Вот встать бы сейчас и уйти в снег. От полки с энциклопедиями и от Феклы, гуляющей где-то под ручку с везучим другом, от учебы моей мартовско-тающе-грязно-бесснежной и от дум тоскливо-зимне-бело-воздушных. Как когда-то, в Новый 1984 год, который мы встречали с родней на турбазе: я помню только страх и снег. Страх - это жизнь, как позже понял я, а снег... Тогда, 31 декабря 1983 года, я и маленький Вася плакали, лежа под елкой, в то время как родители гуляли и пили спермовидное шампанское и ледяную водку, оставив нас дома. Мы плакали и собирали кубик-рубик, но собрать не могли, потому что это довольно сложно (я и сегодня его собрать не в состоянии), я искал приметы будущего года и надвигающейся жизни, а Вася звал маму. Потом был сон, из когтей которого я еле вырвался тихим похмельным утром 1 января 1984 года. Оглянулся по сторонам - и увидел Васю, жующего золотистый мандарин. На щеке его плясал нелепый солнечный зайчик, а впереди у нас был уже не Дед Мороз и Снегурочка, а возвращение домой. Возвращение из снегов, аляповатого домика-турбазы и тонн чистого, бездомного воздуха.

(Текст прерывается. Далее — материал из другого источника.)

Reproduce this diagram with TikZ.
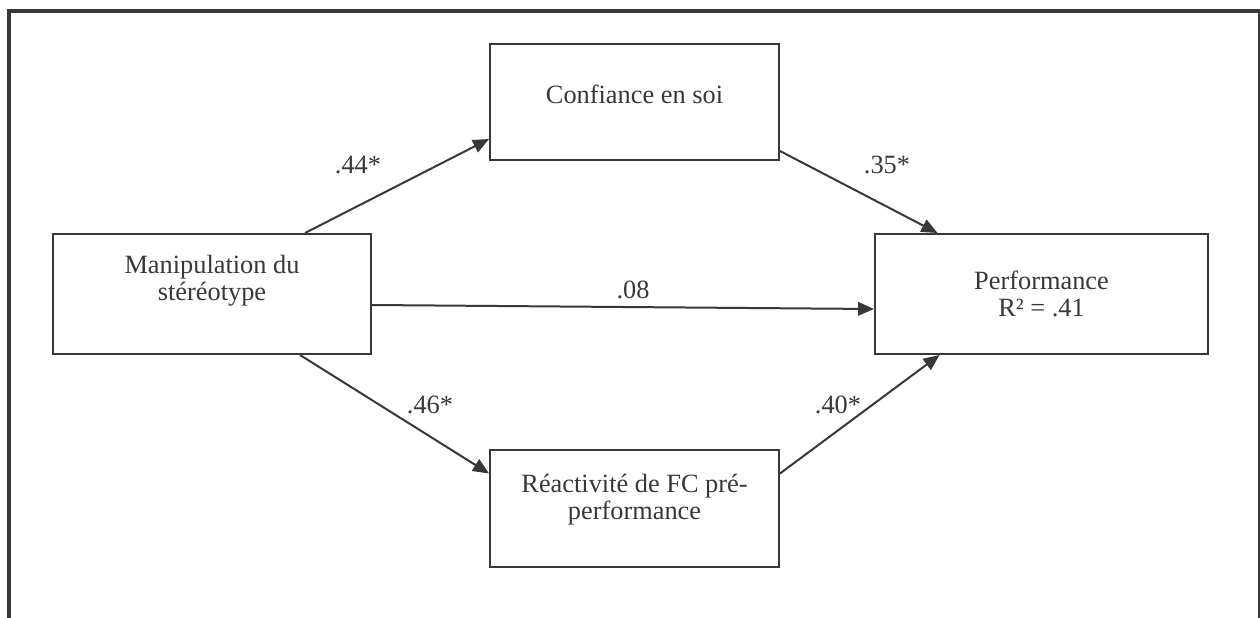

Почему-то я хочу уйти в этот снег. И когда еду в поезде “Москва-Абакан”, проезжаю мимо снежных полей и темных лесов, мысленно выпрыгиваю из вагона и навсегда теряюсь в необъятной, магнетически-белой, застывшей, похожей на неземную музыку из альбома Андреаса Волленвейдера “Trilogy” дали.